**EXERCISE:**
Leave out the pictures, and return only the lines running from the one that contains "Emit a Python" to the one that contains "from matplotlib.patches import Rectangle", both included, exactly as they appear.

**RECORDED INFORMATION:**

---

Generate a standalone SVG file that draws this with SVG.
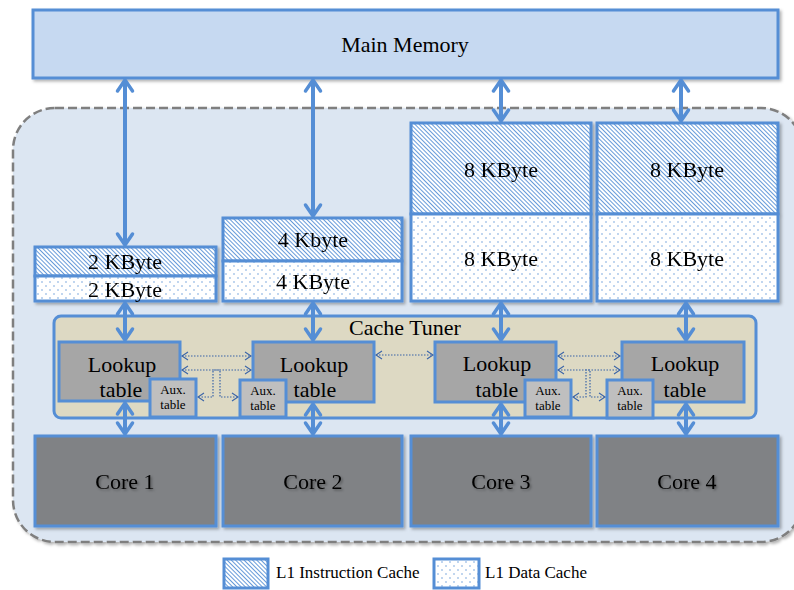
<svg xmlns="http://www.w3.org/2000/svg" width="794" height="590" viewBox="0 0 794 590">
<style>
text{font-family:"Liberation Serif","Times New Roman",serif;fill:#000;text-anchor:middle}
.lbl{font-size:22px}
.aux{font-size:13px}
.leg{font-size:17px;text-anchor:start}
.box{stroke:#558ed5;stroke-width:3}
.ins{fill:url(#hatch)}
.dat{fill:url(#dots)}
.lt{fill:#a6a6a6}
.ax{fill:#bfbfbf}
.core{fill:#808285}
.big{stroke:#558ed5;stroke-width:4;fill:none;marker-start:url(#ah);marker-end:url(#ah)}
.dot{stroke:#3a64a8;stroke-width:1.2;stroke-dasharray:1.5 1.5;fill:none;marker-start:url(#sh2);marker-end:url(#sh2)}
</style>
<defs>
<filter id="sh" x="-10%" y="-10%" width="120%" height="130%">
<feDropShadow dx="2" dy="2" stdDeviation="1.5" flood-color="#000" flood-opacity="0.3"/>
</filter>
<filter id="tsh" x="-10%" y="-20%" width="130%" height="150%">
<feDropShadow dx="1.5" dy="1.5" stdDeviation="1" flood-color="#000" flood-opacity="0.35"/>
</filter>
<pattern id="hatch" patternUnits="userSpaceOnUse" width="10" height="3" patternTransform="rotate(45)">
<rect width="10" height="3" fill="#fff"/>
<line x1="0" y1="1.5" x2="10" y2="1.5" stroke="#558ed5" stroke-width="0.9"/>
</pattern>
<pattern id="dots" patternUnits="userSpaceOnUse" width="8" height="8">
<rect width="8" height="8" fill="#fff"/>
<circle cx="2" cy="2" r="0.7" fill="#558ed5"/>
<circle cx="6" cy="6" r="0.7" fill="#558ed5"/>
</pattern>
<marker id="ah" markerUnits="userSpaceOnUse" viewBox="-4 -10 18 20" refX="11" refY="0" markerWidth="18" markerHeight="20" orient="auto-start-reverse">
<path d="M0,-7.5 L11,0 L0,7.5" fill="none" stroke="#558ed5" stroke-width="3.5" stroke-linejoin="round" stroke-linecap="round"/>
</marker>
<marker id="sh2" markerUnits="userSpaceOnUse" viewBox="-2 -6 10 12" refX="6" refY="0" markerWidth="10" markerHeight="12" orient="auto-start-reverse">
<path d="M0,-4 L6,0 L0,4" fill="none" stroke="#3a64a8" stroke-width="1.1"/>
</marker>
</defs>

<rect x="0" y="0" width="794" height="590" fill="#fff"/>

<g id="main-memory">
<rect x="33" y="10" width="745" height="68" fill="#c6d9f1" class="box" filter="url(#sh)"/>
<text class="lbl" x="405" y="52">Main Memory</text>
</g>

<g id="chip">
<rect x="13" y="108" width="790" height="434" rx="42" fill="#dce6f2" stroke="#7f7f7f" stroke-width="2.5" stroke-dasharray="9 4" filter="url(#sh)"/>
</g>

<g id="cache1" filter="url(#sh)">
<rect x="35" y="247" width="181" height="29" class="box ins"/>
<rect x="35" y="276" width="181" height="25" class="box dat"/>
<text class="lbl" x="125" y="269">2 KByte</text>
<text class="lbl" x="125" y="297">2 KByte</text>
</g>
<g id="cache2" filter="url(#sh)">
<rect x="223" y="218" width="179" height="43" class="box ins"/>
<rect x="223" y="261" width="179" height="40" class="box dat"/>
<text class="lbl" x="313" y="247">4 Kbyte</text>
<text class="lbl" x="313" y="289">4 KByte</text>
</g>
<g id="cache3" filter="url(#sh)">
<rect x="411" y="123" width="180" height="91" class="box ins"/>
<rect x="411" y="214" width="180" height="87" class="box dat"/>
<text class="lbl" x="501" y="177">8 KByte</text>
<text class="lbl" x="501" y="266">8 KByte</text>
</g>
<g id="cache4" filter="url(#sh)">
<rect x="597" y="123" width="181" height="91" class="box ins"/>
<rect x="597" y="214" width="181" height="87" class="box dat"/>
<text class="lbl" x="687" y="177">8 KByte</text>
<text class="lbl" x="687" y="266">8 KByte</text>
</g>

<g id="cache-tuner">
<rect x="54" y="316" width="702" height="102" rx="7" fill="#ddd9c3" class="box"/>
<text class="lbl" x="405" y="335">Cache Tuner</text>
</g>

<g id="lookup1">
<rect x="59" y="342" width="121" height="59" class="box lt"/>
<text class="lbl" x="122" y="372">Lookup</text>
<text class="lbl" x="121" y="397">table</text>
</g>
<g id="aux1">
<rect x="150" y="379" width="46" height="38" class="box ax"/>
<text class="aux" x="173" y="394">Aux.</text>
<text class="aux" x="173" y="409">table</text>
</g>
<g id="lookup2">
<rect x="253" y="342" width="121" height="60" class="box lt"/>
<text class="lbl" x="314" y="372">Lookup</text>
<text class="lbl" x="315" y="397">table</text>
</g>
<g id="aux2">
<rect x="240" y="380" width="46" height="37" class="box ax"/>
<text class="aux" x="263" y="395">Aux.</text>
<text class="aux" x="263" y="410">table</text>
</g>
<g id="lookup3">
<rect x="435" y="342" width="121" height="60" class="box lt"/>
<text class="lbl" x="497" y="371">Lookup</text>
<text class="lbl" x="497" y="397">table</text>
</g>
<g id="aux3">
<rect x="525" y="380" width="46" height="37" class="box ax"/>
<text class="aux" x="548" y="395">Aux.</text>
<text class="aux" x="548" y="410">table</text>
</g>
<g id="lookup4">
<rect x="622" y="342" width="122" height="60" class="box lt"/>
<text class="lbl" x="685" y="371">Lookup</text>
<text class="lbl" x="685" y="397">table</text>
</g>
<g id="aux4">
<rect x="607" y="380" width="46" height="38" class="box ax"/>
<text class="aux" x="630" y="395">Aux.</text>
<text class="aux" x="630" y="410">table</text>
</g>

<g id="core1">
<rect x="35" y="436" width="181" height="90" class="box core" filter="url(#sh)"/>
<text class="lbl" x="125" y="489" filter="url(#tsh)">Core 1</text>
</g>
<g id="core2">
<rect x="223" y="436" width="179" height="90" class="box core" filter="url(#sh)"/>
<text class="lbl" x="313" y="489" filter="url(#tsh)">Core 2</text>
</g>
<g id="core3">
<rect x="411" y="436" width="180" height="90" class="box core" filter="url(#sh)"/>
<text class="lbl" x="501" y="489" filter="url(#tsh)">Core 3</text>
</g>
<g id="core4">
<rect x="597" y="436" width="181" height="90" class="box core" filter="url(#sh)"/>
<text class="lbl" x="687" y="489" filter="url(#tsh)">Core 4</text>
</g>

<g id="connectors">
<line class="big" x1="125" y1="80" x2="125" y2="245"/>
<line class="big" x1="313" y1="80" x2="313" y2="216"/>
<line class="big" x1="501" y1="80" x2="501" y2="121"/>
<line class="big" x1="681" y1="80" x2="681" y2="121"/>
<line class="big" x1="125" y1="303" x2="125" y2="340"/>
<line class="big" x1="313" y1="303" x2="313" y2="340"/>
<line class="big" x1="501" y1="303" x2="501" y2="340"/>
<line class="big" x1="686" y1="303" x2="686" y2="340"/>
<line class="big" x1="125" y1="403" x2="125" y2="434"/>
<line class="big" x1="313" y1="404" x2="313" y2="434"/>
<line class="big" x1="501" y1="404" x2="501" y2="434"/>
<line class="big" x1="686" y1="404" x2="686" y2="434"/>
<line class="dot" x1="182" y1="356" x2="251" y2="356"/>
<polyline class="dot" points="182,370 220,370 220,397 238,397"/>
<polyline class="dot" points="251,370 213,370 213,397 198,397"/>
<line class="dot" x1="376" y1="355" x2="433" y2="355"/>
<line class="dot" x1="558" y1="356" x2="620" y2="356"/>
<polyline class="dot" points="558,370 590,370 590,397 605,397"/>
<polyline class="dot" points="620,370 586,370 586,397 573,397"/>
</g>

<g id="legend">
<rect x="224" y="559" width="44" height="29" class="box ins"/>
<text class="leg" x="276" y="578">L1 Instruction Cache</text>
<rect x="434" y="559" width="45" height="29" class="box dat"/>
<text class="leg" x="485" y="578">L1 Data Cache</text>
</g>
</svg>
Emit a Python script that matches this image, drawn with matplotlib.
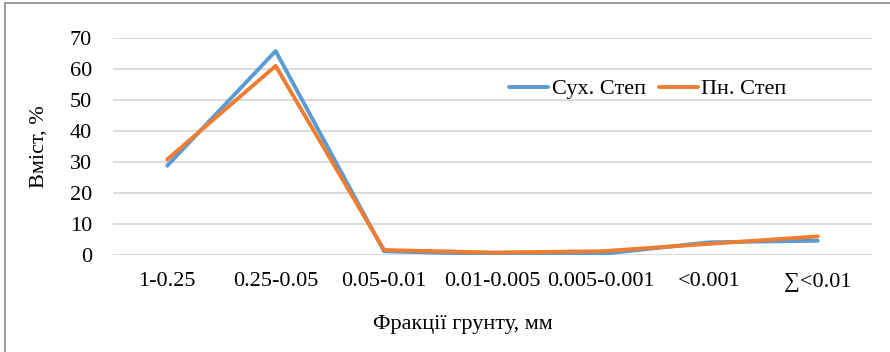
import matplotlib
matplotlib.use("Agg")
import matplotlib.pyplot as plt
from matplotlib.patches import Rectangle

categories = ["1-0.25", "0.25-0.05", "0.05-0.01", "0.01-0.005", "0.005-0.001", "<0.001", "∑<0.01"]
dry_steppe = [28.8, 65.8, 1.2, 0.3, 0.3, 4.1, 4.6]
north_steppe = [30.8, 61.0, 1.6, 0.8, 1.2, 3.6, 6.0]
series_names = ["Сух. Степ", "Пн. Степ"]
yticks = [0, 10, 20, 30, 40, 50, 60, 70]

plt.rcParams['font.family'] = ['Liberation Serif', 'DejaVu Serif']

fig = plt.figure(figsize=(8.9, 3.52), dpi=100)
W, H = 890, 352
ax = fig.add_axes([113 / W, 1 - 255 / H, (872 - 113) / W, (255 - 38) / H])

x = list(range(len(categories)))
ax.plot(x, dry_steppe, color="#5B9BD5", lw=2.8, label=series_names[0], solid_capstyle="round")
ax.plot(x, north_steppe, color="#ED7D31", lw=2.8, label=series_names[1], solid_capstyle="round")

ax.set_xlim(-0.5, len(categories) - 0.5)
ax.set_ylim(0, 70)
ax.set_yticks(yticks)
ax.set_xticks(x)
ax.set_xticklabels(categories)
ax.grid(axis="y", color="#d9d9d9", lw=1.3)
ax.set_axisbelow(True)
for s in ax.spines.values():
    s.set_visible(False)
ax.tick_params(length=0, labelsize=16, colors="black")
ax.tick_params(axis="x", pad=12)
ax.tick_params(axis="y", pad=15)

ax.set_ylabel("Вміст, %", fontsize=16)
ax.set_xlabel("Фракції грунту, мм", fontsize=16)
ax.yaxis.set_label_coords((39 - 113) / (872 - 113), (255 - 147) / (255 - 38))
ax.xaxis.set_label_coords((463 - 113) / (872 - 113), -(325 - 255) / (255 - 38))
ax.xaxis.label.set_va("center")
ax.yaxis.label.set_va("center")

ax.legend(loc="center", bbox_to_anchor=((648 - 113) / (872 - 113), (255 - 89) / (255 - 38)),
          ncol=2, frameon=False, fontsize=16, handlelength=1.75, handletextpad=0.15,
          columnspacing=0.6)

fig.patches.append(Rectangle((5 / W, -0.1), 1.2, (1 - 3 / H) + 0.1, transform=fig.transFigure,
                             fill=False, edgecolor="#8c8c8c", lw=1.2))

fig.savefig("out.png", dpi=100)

---

**CORRECT RESULT:**
Emit a Python script that matches this image, drawn with matplotlib.
import matplotlib
matplotlib.use("Agg")
import matplotlib.pyplot as plt
from matplotlib.patches import Rectangle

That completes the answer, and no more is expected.